Bare Bright at $5.50: The Red Metal Holds Its Court
Well now, the good folk at mysteel.net have laid out their weekly ledger for these last days of June and the first of July, and I have read it over my morning cup with the attention I once gave to a fresh keg of copper cents. A weekly overview! A tidy accounting of the red metal's comings and goings across the wide world. And what does the trade tell us today? That #1 Bare Bright stands at some $5.50 the pound on our national reckoning, with the market up a handsome 1.5 percent on the day. The red metal holds its court, and the courtiers come bearing tribute.
I have said it in saloons and I will say it in print: copper is the people's metal, passed hand to hand as surely as those hundred thousand cents I once stamped with my own good name across New England. But before it was coin, before it was the wire that lit the lamp, copper was the soul of the still. Consider it, friend — every honest drop of whiskey, brandy, and rum that ever warmed a man's throat passed through a copper vessel. The monks knew it in their alembics; the Appalachian man knows it in the coil of his worm. Copper alone reaches into the rising vapor and pulls the sulfur and the foul volatiles from it, leaving the spirit clean. Set up a still of cold stainless and you will taste the difference in a mouthful of misery. No, sir — the pot still must be copper, and has been for six hundred years and more.

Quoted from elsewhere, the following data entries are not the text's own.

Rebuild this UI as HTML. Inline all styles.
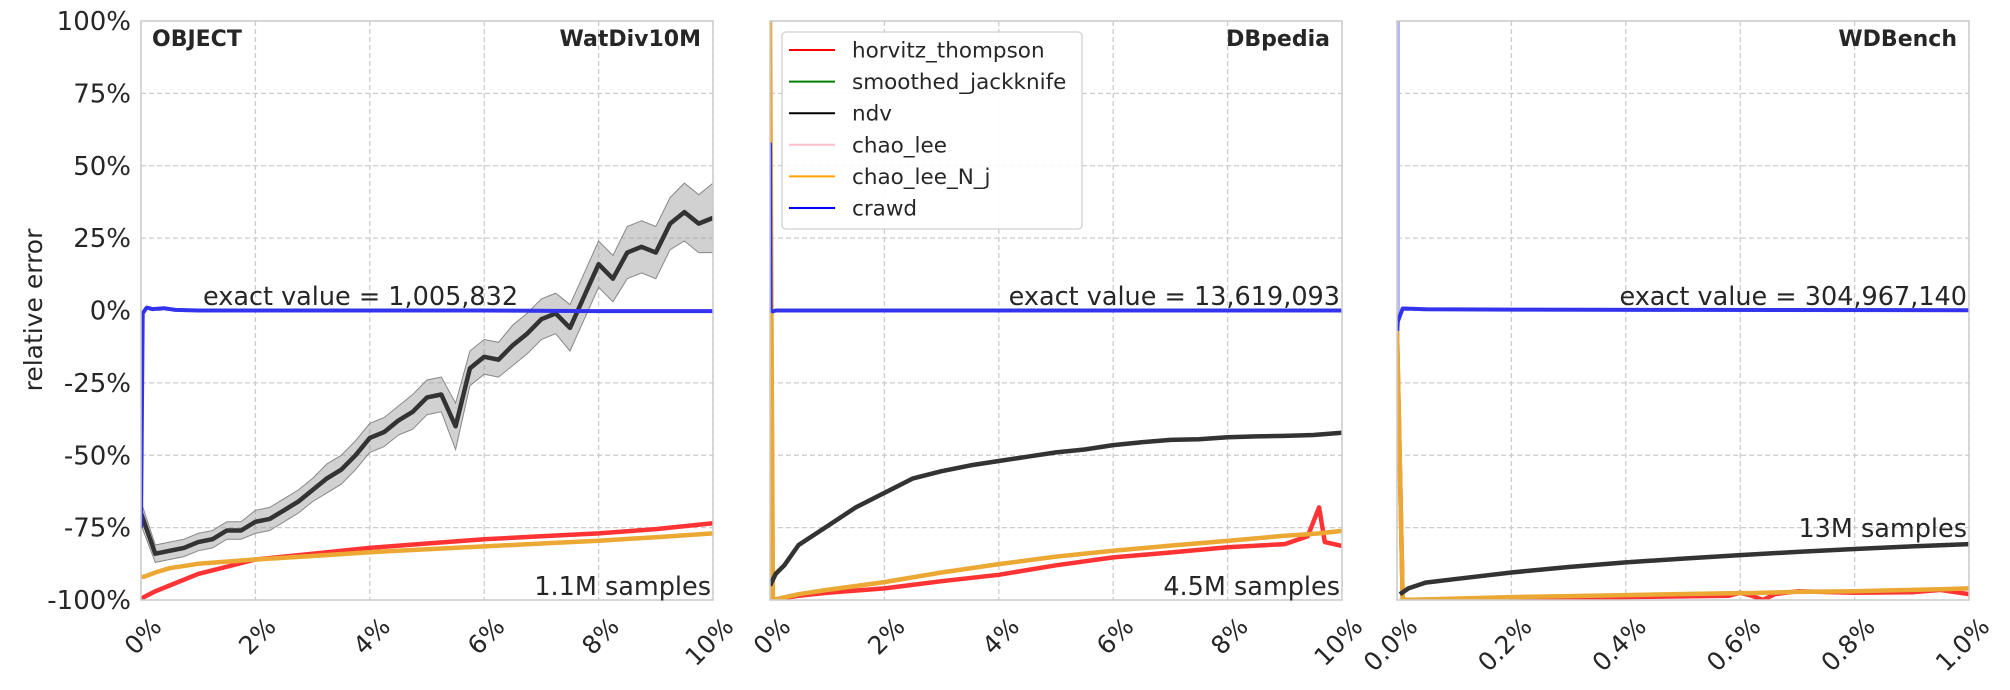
<!DOCTYPE html>
<html><head><meta charset="utf-8">
<style>
html,body{margin:0;padding:0;background:#fff;}
svg{display:block;font-family:"DejaVu Sans","Liberation Sans",sans-serif;}
</style></head>
<body>
<svg id="chart" width="2010" height="690" viewBox="0 0 2010 690" xmlns="http://www.w3.org/2000/svg">
<text x="42" y="310" transform="rotate(-90 42 310)" text-anchor="middle" font-size="25" fill="#262626">relative error</text>
</svg>
<script>
// ---- data ----
const yTicks = [100, 75, 50, 25, 0, -25, -50, -75, -100];
const panelNames = ["WatDiv10M", "DBpedia", "WDBench"];
const exactLabels = ["exact value = 1,005,832", "exact value = 13,619,093", "exact value = 304,967,140"];
const sampleLabels = ["1.1M samples", "4.5M samples", "13M samples"];
const xMaxes = [10, 10, 1.0];
const xTicks1 = [0, 2, 4, 6, 8, 10];
const xTickLabels1 = ["0%", "2%", "4%", "6%", "8%", "10%"];
const xTicks3 = [0, 0.2, 0.4, 0.6, 0.8, 1.0];
const xTickLabels3 = ["0.0%", "0.2%", "0.4%", "0.6%", "0.8%", "1.0%"];
const legendNames = ["horvitz_thompson", "smoothed_jackknife", "ndv", "chao_lee", "chao_lee_N_j", "crawd"];
const legendColors = ["#ff0000", "#007f00", "#000000", "#ffc0cb", "#ffa500", "#0000ff"];

// Panel 1 (WatDiv10M)
const p1X = [0,0.25,0.5,0.75,1,1.25,1.5,1.75,2,2.25,2.5,2.75,3,3.25,3.5,3.75,4,4.25,4.5,4.75,5,5.25,5.5,5.75,6,6.25,6.5,6.75,7,7.25,7.5,7.75,8,8.25,8.5,8.75,9,9.25,9.5,9.75,10];
const p1Ndv = [-70,-84,-83,-82,-80,-79,-76,-76,-73,-72,-69,-66,-62,-58,-55,-50,-44,-42,-38,-35,-30,-29,-40,-20,-16,-17,-12,-8,-3,-1,-6,5,16,11,20,22,20,30,34,30,32];
const p1NdvBand = [4,3,3,3,3,3,3,3,4,4,4,4,4,5,5,5,5,5,5,6,6,6,8,6,6,6,7,7,7,7,8,8,8,8,9,9,9,9,10,10,12];
const p1CurveX = [0,0.05,0.25,0.5,1,2,3,4,5,6,7,8,9,10];
const p1Ht = [-100,-99,-97,-95,-91,-86,-84,-82,-80.5,-79,-78,-77,-75.5,-73.5];
const p1Cl = [-92,-92,-90.5,-89,-87.5,-86,-84.8,-83.5,-82.5,-81.5,-80.5,-79.5,-78.3,-77];
const p1CrawdX = [0,0.03,0.1,0.2,0.4,0.6,1,2,4,6,8,10];
const p1Crawd = [-75,-1,1,0.5,0.8,0.2,0,0,0,0,-0.2,-0.2];

// Panel 2 (DBpedia)
const p2X = [0,0.1,0.25,0.5,1,1.5,2,2.5,3,3.5,4,4.5,5,5.5,6,6.5,7,7.5,8,8.5,9,9.5,10];
const p2Ndv = [-95,-91,-88,-81,-74.5,-68,-63,-58,-55.5,-53.5,-52,-50.5,-49,-48,-46.5,-45.5,-44.7,-44.5,-43.8,-43.5,-43.3,-43,-42.2];
const p2CurveX = [0,0.05,0.5,1,2,3,4,5,6,7,8,9,9.4,9.6,9.7,10];
const p2Ht = [-100,-100,-98.5,-97.5,-96,-93.5,-91.3,-88,-85.3,-83.6,-81.8,-80.7,-78,-68,-80,-81.3];
const p2Cl = [100,-100,-98,-96.5,-93.8,-90.5,-87.6,-85,-83,-81.2,-79.6,-77.8,-77.3,-77,-76.8,-76.1];
const p2CrawdX = [0,0.01,0.05,0.1,1,5,10];
const p2Crawd = [58,0,-0.3,0,0,0,0];

// Panel 3 (WDBench)
const p3X = [0.005,0.02,0.05,0.1,0.2,0.3,0.4,0.5,0.6,0.7,0.8,0.9,1.0];
const p3Ndv = [-98,-96,-94,-92.8,-90.5,-88.6,-87,-85.7,-84.5,-83.4,-82.4,-81.5,-80.7];
const p3CurveX = [0,0.01,0.2,0.4,0.58,0.6,0.62,0.64,0.66,0.7,0.8,0.9,0.95,1.0];
const p3Ht = [-7,-100,-99.5,-99,-98.5,-97.5,-98.5,-100,-98,-97,-97.5,-97.3,-96.5,-98];
const p3Cl = [-7,-100,-99,-98.3,-97.7,-97.6,-97.6,-97.5,-97.4,-97.2,-97,-96.5,-96.3,-96];
const p3CrawdX = [0,0.001,0.01,0.05,0.2,0.5,1.0];
const p3Crawd = [-7,-4,0.7,0.4,0.3,0.2,0.1];

// ---- rendering ----
const NS = "http://www.w3.org/2000/svg";
const svg = document.getElementById("chart");
const TOP = 21, BOTTOM = 600, W = 572;
const lefts = [141, 770, 1397];
function yS(v){ return TOP + (100 - v) / 200 * (BOTTOM - TOP); }
function mk(tag, parent){ const e = document.createElementNS(NS, tag); (parent||svg).appendChild(e); return e; }
function pathD(xs, ys, xf){ return xs.map((x,i)=> (i?"L":"M") + xf(x).toFixed(1) + "," + yS(ys[i]).toFixed(1)).join(" "); }

const panelsData = [
  {ticks: xTicks1, labels: xTickLabels1, ndvX: p1X, ndv: p1Ndv, band: p1NdvBand, cX: p1CurveX, ht: p1Ht, cl: p1Cl, crX: p1CrawdX, cr: p1Crawd},
  {ticks: xTicks1, labels: xTickLabels1, ndvX: p2X, ndv: p2Ndv, band: null, cX: p2CurveX, ht: p2Ht, cl: p2Cl, crX: p2CrawdX, cr: p2Crawd},
  {ticks: xTicks3, labels: xTickLabels3, ndvX: p3X, ndv: p3Ndv, band: null, cX: p3CurveX, ht: p3Ht, cl: p3Cl, crX: p3CrawdX, cr: p3Crawd}
];

panelsData.forEach((pd, p) => {
  const L = lefts[p];
  const xS = v => L + v / xMaxes[p] * W;
  const g = mk("g");
  
  
  const clipId = "clip" + p;
  const cp = mk("clipPath", g); cp.setAttribute("id", clipId);
  const cr = mk("rect", cp); cr.setAttribute("x", L); cr.setAttribute("y", TOP); cr.setAttribute("width", W); cr.setAttribute("height", BOTTOM - TOP);
  yTicks.forEach(t => {
    const l = mk("line", g);
    
    
    l.setAttribute("x1", L); l.setAttribute("x2", L + W); l.setAttribute("y1", yS(t)); l.setAttribute("y2", yS(t));
    l.setAttribute("stroke", "#cccccc"); l.setAttribute("stroke-width", "1.3"); l.setAttribute("stroke-dasharray", "5,3");
  });
  pd.ticks.forEach((t, i) => {
    const l = mk("line", g);
    
    
    l.setAttribute("x1", xS(t)); l.setAttribute("x2", xS(t)); l.setAttribute("y1", TOP); l.setAttribute("y2", BOTTOM);
    l.setAttribute("stroke", "#cccccc"); l.setAttribute("stroke-width", "1.3"); l.setAttribute("stroke-dasharray", "5,3");
    const tx = mk("text", g);
    
    
    const ax = xS(t) + 9, ay = BOTTOM + 15;
    tx.setAttribute("x", ax); tx.setAttribute("y", ay);
    tx.setAttribute("text-anchor", "end"); tx.setAttribute("dominant-baseline", "hanging");
    tx.setAttribute("transform", "rotate(-45 " + ax + " " + ay + ")");
    tx.setAttribute("font-size", "25"); tx.setAttribute("fill", "#262626");
    tx.textContent = pd.labels[i];
  });
  if (p === 0) {
    yTicks.forEach(t => {
      const tx = mk("text", g);
      
      
      tx.setAttribute("x", L - 10); tx.setAttribute("y", yS(t) + 9);
      tx.setAttribute("text-anchor", "end"); tx.setAttribute("font-size", "26"); tx.setAttribute("fill", "#262626");
      tx.textContent = t + "%";
    });
  }
  const dg = mk("g", g); dg.setAttribute("clip-path", "url(#" + clipId + ")");
  
  
  if (p === 2) {
    const sp = mk("line", dg);
    
    
    sp.setAttribute("x1", xS(0) + 1); sp.setAttribute("x2", xS(0) + 1); sp.setAttribute("y1", yS(100)); sp.setAttribute("y2", yS(-7));
    sp.setAttribute("stroke", "#b8b8f0"); sp.setAttribute("stroke-width", "4");
  }
  if (pd.band) {
    const up = pd.ndvX.map((x,i)=> xS(x).toFixed(1)+","+yS(pd.ndv[i]+pd.band[i]).toFixed(1));
    const dn = pd.ndvX.map((x,i)=> xS(x).toFixed(1)+","+yS(pd.ndv[i]-pd.band[i]).toFixed(1)).reverse();
    const b = mk("polygon", dg);
    
    
    b.setAttribute("points", up.concat(dn).join(" ")); b.setAttribute("fill", "#999"); b.setAttribute("fill-opacity", "0.45");
    b.setAttribute("stroke", "#888"); b.setAttribute("stroke-width", "1");
  }
  const series = [
    {name: "chao-lee-line", xs: pd.cX, ys: pd.cl, c: "#ffc0cb", w: 4},
    {name: "smoothed-jackknife-line", xs: pd.cX, ys: pd.cl, c: "#007f00", w: 3},
    {name: "horvitz-thompson-line", xs: pd.cX, ys: pd.ht, c: "#ff3333", w: 4.5},
    {name: "chao-lee-n-j-line", xs: pd.cX, ys: pd.cl, c: "#eba833", w: 4.5},
    {name: "ndv-line", xs: pd.ndvX, ys: pd.ndv, c: "#333333", w: 4.5},
    {name: "crawd-line", xs: pd.crX, ys: pd.cr, c: "#3333ee", w: 4}
  ];
  series.forEach(s => {
    const pa = mk("path", dg);
    
    
    pa.setAttribute("d", pathD(s.xs, s.ys, xS));
    pa.setAttribute("fill", "none"); pa.setAttribute("stroke", s.c); pa.setAttribute("stroke-width", s.w);
    pa.setAttribute("stroke-linejoin", "round");
  });
  const bd = mk("rect", g);
  
  
  bd.setAttribute("x", L); bd.setAttribute("y", TOP); bd.setAttribute("width", W); bd.setAttribute("height", BOTTOM - TOP);
  bd.setAttribute("fill", "none"); bd.setAttribute("stroke", "#cccccc"); bd.setAttribute("stroke-width", "1.5");
  const tt = mk("text", g);
  
  
  tt.setAttribute("x", L + W - 12); tt.setAttribute("y", 46); tt.setAttribute("text-anchor", "end");
  tt.setAttribute("font-size", "22"); tt.setAttribute("font-weight", "bold"); tt.setAttribute("fill", "#262626");
  tt.textContent = panelNames[p];
  const ev = mk("text", g);
  
  
  if (p === 0) { ev.setAttribute("x", 203); ev.setAttribute("text-anchor", "start"); }
  else { ev.setAttribute("x", L + W - 2); ev.setAttribute("text-anchor", "end"); }
  ev.setAttribute("y", 305); ev.setAttribute("font-size", "25.5"); ev.setAttribute("fill", "#262626");
  ev.textContent = exactLabels[p];
  const sl = mk("text", g);
  
  
  sl.setAttribute("x", L + W - 2); sl.setAttribute("y", p === 2 ? 537 : 595);
  sl.setAttribute("text-anchor", "end"); sl.setAttribute("font-size", "25.5"); sl.setAttribute("fill", "#262626");
  sl.textContent = sampleLabels[p];
});

const ob = mk("text");


ob.setAttribute("x", 152); ob.setAttribute("y", 46); ob.setAttribute("font-size", "22"); ob.setAttribute("font-weight", "bold"); ob.setAttribute("fill", "#262626");
ob.textContent = "OBJECT";

const lg = mk("g");


const lb = mk("rect", lg);
lb.setAttribute("x", 782); lb.setAttribute("y", 32); lb.setAttribute("width", 300); lb.setAttribute("height", 197);
lb.setAttribute("rx", 4); lb.setAttribute("fill", "#fff"); lb.setAttribute("fill-opacity", "0.9"); lb.setAttribute("stroke", "#d0d0d0"); lb.setAttribute("stroke-width", "1.3");
legendNames.forEach((n, i) => {
  const y = 50 + i * 31.6;
  const e = mk("g", lg);
  
  
  const l = mk("line", e);
  l.setAttribute("x1", 789); l.setAttribute("x2", 835); l.setAttribute("y1", y); l.setAttribute("y2", y);
  l.setAttribute("stroke", legendColors[i]); l.setAttribute("stroke-width", "2");
  const t = mk("text", e);
  t.setAttribute("x", 852); t.setAttribute("y", y + 7.5); t.setAttribute("font-size", "21.5"); t.setAttribute("fill", "#262626");
  t.textContent = n;
});
</script>
</body></html>
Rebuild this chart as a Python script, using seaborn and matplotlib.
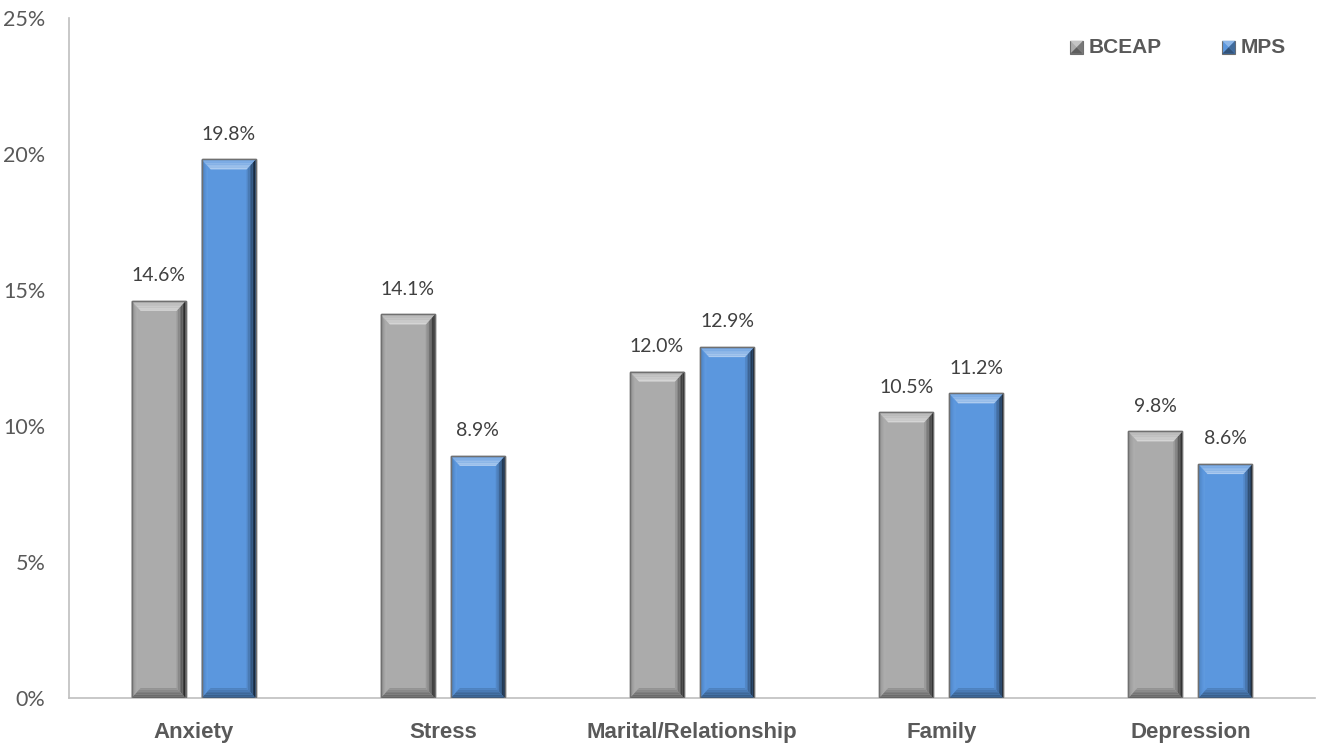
import matplotlib
matplotlib.use("Agg")
import matplotlib.pyplot as plt
import matplotlib.colors as mcolors
from matplotlib.patches import Polygon
import numpy as np
import pandas as pd
import seaborn as sns

categories = ["Anxiety", "Stress", "Marital/Relationship", "Family", "Depression"]
bceap = [14.6, 14.1, 12.0, 10.5, 9.8]
mps = [19.8, 8.9, 12.9, 11.2, 8.6]
series_names = ["BCEAP", "MPS"]
y_ticks = [0, 5, 10, 15, 20, 25]

colors = {"BCEAP": "#ABABAB", "MPS": "#5B97DE"}

df = pd.DataFrame({
    "category": categories * 2,
    "value": bceap + mps,
    "series": [series_names[0]] * len(categories) + [series_names[1]] * len(categories),
})

sns.set_style("white")
plt.rcParams["font.family"] = ["Lato", "DejaVu Sans"]
BOLD_FONT = ["Liberation Sans", "DejaVu Sans"]

W, H = 1325, 747
fig = plt.figure(figsize=(W / 100, H / 100), dpi=100)
ax = fig.add_axes([69 / W, (H - 698) / H, (1315 - 69) / W, (698 - 18) / H])

sns.barplot(data=df, x="category", y="value", hue="series", palette=colors,
            width=0.562, gap=0.23, ax=ax, legend=False, saturation=1,
            edgecolor="#6E6E6E", linewidth=1.0)

ax.set_ylim(0, 25)
ax.set_xlim(-0.5, len(categories) - 0.5)
ax.set_yticks(y_ticks)
ax.set_yticklabels([f"{t}%" for t in y_ticks], fontsize=15.5, color="#595959")
ax.tick_params(axis="y", length=0, pad=17)
ax.tick_params(axis="x", length=0, pad=17)
ax.set_xticks(range(len(categories)))
ax.set_xticklabels(categories, fontsize=16, fontweight="bold", color="#595959",
                   family=BOLD_FONT)
ax.set_xlabel("")
ax.set_ylabel("")
for side in ["top", "right"]:
    ax.spines[side].set_visible(False)
for side in ["left", "bottom"]:
    ax.spines[side].set_color("#BFBFBF")
    ax.spines[side].set_linewidth(1.2)

fig.canvas.draw()
# pixel -> data scale for the bevel depth
ax_h_px = ax.get_window_extent().height
ax_w_px = ax.get_window_extent().width
y_per_px = 25 / ax_h_px
x_per_px = len(categories) / ax_w_px


def shade(c, f):
    rgb = np.array(mcolors.to_rgb(c))
    if f >= 0:
        rgb = rgb + (1 - rgb) * f
    else:
        rgb = rgb * (1 + f)
    return tuple(np.clip(rgb, 0, 1))


def bevel(ax, x0, y0, w, h, color, dx_px=9, dy_px=10, steps=6):
    dx = dx_px * x_per_px
    dy = min(dy_px * y_per_px, h / 2)
    x1, y1 = x0 + w, y0 + h
    # right side: gradient towards a dark edge
    for i in range(steps):
        a = x1 - dx * i / steps
        b = x1 - dx * (i + 1) / steps
        ya0 = y0 + dy * i / steps
        yb0 = y0 + dy * (i + 1) / steps
        ya1 = y1 - dy * i / steps
        yb1 = y1 - dy * (i + 1) / steps
        f = -0.75 * (1 - i / steps) ** 1.3 - 0.03
        ax.add_patch(Polygon([(a, ya0), (b, yb0), (b, yb1), (a, ya1)], closed=True,
                             facecolor=shade(color, f), edgecolor="none", zorder=3))
    # left side: darker rim fading into a slight highlight
    for i in range(steps):
        a = x0 + dx * 0.7 * i / steps
        b = x0 + dx * 0.7 * (i + 1) / steps
        f = -0.25 * (1 - i / steps) + 0.08
        ax.add_patch(Polygon([(a, y0 + dy * i / steps), (b, y0 + dy * (i + 1) / steps),
                              (b, y1 - dy * (i + 1) / steps), (a, y1 - dy * i / steps)],
                             closed=True, facecolor=shade(color, f), edgecolor="none", zorder=3))
    # top bevel: light highlight
    for i in range(steps):
        ya = y1 - dy * i / steps
        yb = y1 - dy * (i + 1) / steps
        xa0 = x0 + dx * i / steps
        xb0 = x0 + dx * (i + 1) / steps
        xa1 = x1 - dx * i / steps
        xb1 = x1 - dx * (i + 1) / steps
        f = 0.1 + 0.4 * (i + 1) / steps
        ax.add_patch(Polygon([(xa0, ya), (xa1, ya), (xb1, yb), (xb0, yb)], closed=True,
                             facecolor=shade(color, f), edgecolor="none", zorder=3.5))
    # bottom bevel: shadow
    for i in range(steps):
        ya = y0 + dy * i / steps
        yb = y0 + dy * (i + 1) / steps
        xa0 = x0 + dx * i / steps
        xb0 = x0 + dx * (i + 1) / steps
        xa1 = x1 - dx * i / steps
        xb1 = x1 - dx * (i + 1) / steps
        f = -0.35 * (1 - i / steps) - 0.08
        ax.add_patch(Polygon([(xa0, ya), (xa1, ya), (xb1, yb), (xb0, yb)], closed=True,
                             facecolor=shade(color, f), edgecolor="none", zorder=3.5))
    ax.add_patch(plt.Rectangle((x0, y0), w, h, fill=False, edgecolor="#707070",
                               linewidth=1.0, zorder=4))


for container, name in zip(ax.containers, series_names):
    for bar in container:
        bevel(ax, bar.get_x(), bar.get_y(), bar.get_width(), bar.get_height(), colors[name])
    ax.bar_label(container, labels=[f"{v:.1f}%" for v in container.datavalues],
                 padding=12, fontsize=14, color="#404040")

# legend with bevelled square swatches
legend_x = [0.8035, 0.9255]
tr = ax.transAxes
for xpos, name in zip(legend_x, series_names):
    sx, sy = xpos, 0.957
    sw_w = 0.0105
    sw_h = sw_w * ax_w_px / ax_h_px
    c = colors[name]
    ax.add_patch(plt.Rectangle((sx, sy - sw_h / 2), sw_w, sw_h, transform=tr,
                               facecolor=c, edgecolor="#6E6E6E", linewidth=0.8,
                               clip_on=False, zorder=5))
    cx, cy = sx + sw_w / 2, sy
    for pts, f in [
        ([(sx, sy + sw_h / 2), (sx + sw_w, sy + sw_h / 2), (cx, cy)], 0.3),
        ([(sx, sy - sw_h / 2), (sx + sw_w, sy - sw_h / 2), (cx, cy)], -0.45),
        ([(sx + sw_w, sy - sw_h / 2), (sx + sw_w, sy + sw_h / 2), (cx, cy)], -0.3),
    ]:
        ax.add_patch(Polygon(pts, closed=True, transform=tr, facecolor=shade(c, f),
                             edgecolor="none", clip_on=False, zorder=6))
    ax.text(sx + sw_w + 0.004, sy, name, transform=tr, fontsize=15,
            fontweight="bold", color="#595959", va="center", ha="left",
            family=BOLD_FONT)

fig.savefig("out.png", dpi=100, facecolor="white")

So when I see the weekly overview tick upward, I do not merely see a number for the scrapper's pocket, though the scrapper is my brother and $5.50 for Bare Bright is a fair wage for honest sorting. I see the whole grand procession of the metal — the radiator you strip, the insulated wire you burn clean, the brass fittings and the bright #1 tube. Every pound of it might tomorrow become the plumbing that carries a family's water, the winding of an electric motor, the veins feeding these humming data-halls the modern age cannot live without, or — dearest to me — the gleaming belly of a new still where next winter's spirit is born.
That is copper's genius: it never dies, only changes coats. A cent in my palm, a wire in the wall, a roof gone green with age, a whiskey worth drinking. When the market rises, it is the world remembering what the distillers never forgot.
Keep your copper bright and your barrels fuller than your worries.
— Alchemist G. G. Wilkins
Penned in response to the day’s copper news from mysteel.net.